# Dataset extract start
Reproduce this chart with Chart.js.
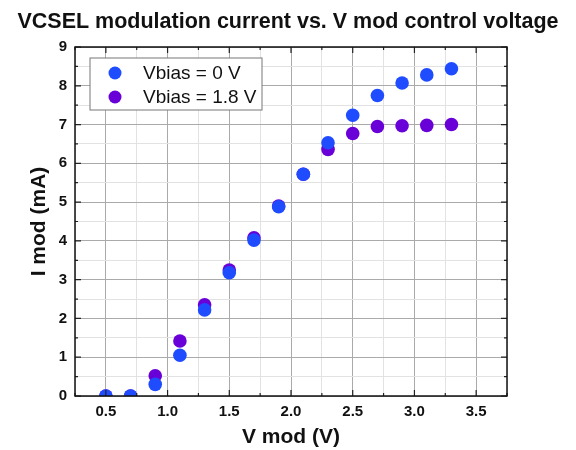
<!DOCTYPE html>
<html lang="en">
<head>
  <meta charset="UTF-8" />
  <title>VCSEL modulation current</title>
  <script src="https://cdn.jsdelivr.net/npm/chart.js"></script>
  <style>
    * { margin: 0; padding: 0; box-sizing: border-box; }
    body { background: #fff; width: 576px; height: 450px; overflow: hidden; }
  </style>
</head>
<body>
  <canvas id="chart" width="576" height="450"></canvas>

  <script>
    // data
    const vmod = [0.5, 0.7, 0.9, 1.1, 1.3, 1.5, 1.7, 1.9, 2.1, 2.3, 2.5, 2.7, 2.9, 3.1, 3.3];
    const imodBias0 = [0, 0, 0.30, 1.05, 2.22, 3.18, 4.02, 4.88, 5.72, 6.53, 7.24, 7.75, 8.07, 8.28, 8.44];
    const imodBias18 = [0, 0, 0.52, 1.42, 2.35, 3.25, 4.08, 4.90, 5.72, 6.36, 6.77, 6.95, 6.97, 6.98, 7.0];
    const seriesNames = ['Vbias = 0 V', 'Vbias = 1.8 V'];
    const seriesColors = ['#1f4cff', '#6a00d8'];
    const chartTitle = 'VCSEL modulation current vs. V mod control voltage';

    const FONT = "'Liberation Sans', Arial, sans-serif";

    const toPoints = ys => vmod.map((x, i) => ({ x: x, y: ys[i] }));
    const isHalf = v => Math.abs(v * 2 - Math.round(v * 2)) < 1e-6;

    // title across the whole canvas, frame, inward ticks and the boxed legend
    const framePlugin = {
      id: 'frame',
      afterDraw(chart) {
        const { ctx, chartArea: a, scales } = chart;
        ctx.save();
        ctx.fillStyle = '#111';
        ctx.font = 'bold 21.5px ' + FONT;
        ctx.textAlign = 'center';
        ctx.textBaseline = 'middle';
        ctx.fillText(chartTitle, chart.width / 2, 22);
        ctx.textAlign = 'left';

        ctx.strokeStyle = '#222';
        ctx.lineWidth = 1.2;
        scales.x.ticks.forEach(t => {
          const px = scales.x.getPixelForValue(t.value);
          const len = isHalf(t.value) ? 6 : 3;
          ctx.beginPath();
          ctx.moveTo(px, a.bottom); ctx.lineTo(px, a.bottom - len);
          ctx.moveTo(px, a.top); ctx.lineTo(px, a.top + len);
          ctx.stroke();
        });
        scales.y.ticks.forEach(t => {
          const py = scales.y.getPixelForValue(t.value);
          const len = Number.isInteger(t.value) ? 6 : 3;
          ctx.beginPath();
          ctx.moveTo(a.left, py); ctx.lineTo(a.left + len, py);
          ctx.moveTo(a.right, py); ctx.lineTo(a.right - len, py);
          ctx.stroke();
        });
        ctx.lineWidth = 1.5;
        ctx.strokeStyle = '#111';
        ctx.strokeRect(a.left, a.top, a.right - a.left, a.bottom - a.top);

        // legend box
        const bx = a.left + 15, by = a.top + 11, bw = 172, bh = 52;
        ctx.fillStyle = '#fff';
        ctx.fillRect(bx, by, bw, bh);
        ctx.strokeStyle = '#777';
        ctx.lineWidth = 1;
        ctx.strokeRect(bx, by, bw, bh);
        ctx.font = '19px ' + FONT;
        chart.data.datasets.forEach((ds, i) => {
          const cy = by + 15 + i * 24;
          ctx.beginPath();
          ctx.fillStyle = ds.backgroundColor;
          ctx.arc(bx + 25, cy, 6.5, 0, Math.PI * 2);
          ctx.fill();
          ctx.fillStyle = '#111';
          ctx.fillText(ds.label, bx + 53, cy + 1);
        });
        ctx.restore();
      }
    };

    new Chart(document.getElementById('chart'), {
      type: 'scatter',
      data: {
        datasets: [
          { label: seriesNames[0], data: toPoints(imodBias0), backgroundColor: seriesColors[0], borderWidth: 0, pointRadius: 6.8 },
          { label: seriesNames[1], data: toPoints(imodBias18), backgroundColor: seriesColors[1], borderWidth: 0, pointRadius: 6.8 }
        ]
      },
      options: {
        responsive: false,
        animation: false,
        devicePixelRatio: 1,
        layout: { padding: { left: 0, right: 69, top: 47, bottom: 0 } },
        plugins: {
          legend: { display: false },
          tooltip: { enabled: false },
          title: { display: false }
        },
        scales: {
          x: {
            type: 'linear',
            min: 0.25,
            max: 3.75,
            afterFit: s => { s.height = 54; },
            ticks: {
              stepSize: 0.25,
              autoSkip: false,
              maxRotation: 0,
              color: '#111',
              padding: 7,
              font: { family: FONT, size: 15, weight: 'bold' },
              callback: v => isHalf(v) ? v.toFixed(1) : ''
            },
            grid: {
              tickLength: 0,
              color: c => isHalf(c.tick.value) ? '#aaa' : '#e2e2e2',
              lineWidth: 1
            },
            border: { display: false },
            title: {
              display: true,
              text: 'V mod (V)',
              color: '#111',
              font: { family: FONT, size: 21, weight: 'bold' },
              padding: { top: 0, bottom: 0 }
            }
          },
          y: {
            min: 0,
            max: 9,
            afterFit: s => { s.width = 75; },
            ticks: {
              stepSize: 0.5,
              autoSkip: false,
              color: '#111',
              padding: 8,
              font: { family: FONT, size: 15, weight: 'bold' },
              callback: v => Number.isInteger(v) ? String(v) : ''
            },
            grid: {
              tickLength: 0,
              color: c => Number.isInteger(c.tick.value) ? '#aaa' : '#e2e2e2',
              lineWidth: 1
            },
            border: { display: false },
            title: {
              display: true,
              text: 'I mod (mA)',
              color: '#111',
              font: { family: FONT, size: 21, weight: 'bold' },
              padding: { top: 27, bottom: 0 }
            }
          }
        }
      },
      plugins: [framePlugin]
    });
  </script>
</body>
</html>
# Dataset extract end
> Your instructions: All the lines above are to be given again exactly as they read, with the pictures removed.

> Complete output:
Reproduce this chart with Chart.js.
<!DOCTYPE html>
<html lang="en">
<head>
  <meta charset="UTF-8" />
  <title>VCSEL modulation current</title>
  <script src="https://cdn.jsdelivr.net/npm/chart.js"></script>
  <style>
    * { margin: 0; padding: 0; box-sizing: border-box; }
    body { background: #fff; width: 576px; height: 450px; overflow: hidden; }
  </style>
</head>
<body>
  <canvas id="chart" width="576" height="450"></canvas>

  <script>
    // data
    const vmod = [0.5, 0.7, 0.9, 1.1, 1.3, 1.5, 1.7, 1.9, 2.1, 2.3, 2.5, 2.7, 2.9, 3.1, 3.3];
    const imodBias0 = [0, 0, 0.30, 1.05, 2.22, 3.18, 4.02, 4.88, 5.72, 6.53, 7.24, 7.75, 8.07, 8.28, 8.44];
    const imodBias18 = [0, 0, 0.52, 1.42, 2.35, 3.25, 4.08, 4.90, 5.72, 6.36, 6.77, 6.95, 6.97, 6.98, 7.0];
    const seriesNames = ['Vbias = 0 V', 'Vbias = 1.8 V'];
    const seriesColors = ['#1f4cff', '#6a00d8'];
    const chartTitle = 'VCSEL modulation current vs. V mod control voltage';

    const FONT = "'Liberation Sans', Arial, sans-serif";

    const toPoints = ys => vmod.map((x, i) => ({ x: x, y: ys[i] }));
    const isHalf = v => Math.abs(v * 2 - Math.round(v * 2)) < 1e-6;

    // title across the whole canvas, frame, inward ticks and the boxed legend
    const framePlugin = {
      id: 'frame',
      afterDraw(chart) {
        const { ctx, chartArea: a, scales } = chart;
        ctx.save();
        ctx.fillStyle = '#111';
        ctx.font = 'bold 21.5px ' + FONT;
        ctx.textAlign = 'center';
        ctx.textBaseline = 'middle';
        ctx.fillText(chartTitle, chart.width / 2, 22);
        ctx.textAlign = 'left';

        ctx.strokeStyle = '#222';
        ctx.lineWidth = 1.2;
        scales.x.ticks.forEach(t => {
          const px = scales.x.getPixelForValue(t.value);
          const len = isHalf(t.value) ? 6 : 3;
          ctx.beginPath();
          ctx.moveTo(px, a.bottom); ctx.lineTo(px, a.bottom - len);
          ctx.moveTo(px, a.top); ctx.lineTo(px, a.top + len);
          ctx.stroke();
        });
        scales.y.ticks.forEach(t => {
          const py = scales.y.getPixelForValue(t.value);
          const len = Number.isInteger(t.value) ? 6 : 3;
          ctx.beginPath();
          ctx.moveTo(a.left, py); ctx.lineTo(a.left + len, py);
          ctx.moveTo(a.right, py); ctx.lineTo(a.right - len, py);
          ctx.stroke();
        });
        ctx.lineWidth = 1.5;
        ctx.strokeStyle = '#111';
        ctx.strokeRect(a.left, a.top, a.right - a.left, a.bottom - a.top);

        // legend box
        const bx = a.left + 15, by = a.top + 11, bw = 172, bh = 52;
        ctx.fillStyle = '#fff';
        ctx.fillRect(bx, by, bw, bh);
        ctx.strokeStyle = '#777';
        ctx.lineWidth = 1;
        ctx.strokeRect(bx, by, bw, bh);
        ctx.font = '19px ' + FONT;
        chart.data.datasets.forEach((ds, i) => {
          const cy = by + 15 + i * 24;
          ctx.beginPath();
          ctx.fillStyle = ds.backgroundColor;
          ctx.arc(bx + 25, cy, 6.5, 0, Math.PI * 2);
          ctx.fill();
          ctx.fillStyle = '#111';
          ctx.fillText(ds.label, bx + 53, cy + 1);
        });
        ctx.restore();
      }
    };

    new Chart(document.getElementById('chart'), {
      type: 'scatter',
      data: {
        datasets: [
          { label: seriesNames[0], data: toPoints(imodBias0), backgroundColor: seriesColors[0], borderWidth: 0, pointRadius: 6.8 },
          { label: seriesNames[1], data: toPoints(imodBias18), backgroundColor: seriesColors[1], borderWidth: 0, pointRadius: 6.8 }
        ]
      },
      options: {
        responsive: false,
        animation: false,
        devicePixelRatio: 1,
        layout: { padding: { left: 0, right: 69, top: 47, bottom: 0 } },
        plugins: {
          legend: { display: false },
          tooltip: { enabled: false },
          title: { display: false }
        },
        scales: {
          x: {
            type: 'linear',
            min: 0.25,
            max: 3.75,
            afterFit: s => { s.height = 54; },
            ticks: {
              stepSize: 0.25,
              autoSkip: false,
              maxRotation: 0,
              color: '#111',
              padding: 7,
              font: { family: FONT, size: 15, weight: 'bold' },
              callback: v => isHalf(v) ? v.toFixed(1) : ''
            },
            grid: {
              tickLength: 0,
              color: c => isHalf(c.tick.value) ? '#aaa' : '#e2e2e2',
              lineWidth: 1
            },
            border: { display: false },
            title: {
              display: true,
              text: 'V mod (V)',
              color: '#111',
              font: { family: FONT, size: 21, weight: 'bold' },
              padding: { top: 0, bottom: 0 }
            }
          },
          y: {
            min: 0,
            max: 9,
            afterFit: s => { s.width = 75; },
            ticks: {
              stepSize: 0.5,
              autoSkip: false,
              color: '#111',
              padding: 8,
              font: { family: FONT, size: 15, weight: 'bold' },
              callback: v => Number.isInteger(v) ? String(v) : ''
            },
            grid: {
              tickLength: 0,
              color: c => Number.isInteger(c.tick.value) ? '#aaa' : '#e2e2e2',
              lineWidth: 1
            },
            border: { display: false },
            title: {
              display: true,
              text: 'I mod (mA)',
              color: '#111',
              font: { family: FONT, size: 21, weight: 'bold' },
              padding: { top: 27, bottom: 0 }
            }
          }
        }
      },
      plugins: [framePlugin]
    });
  </script>
</body>
</html>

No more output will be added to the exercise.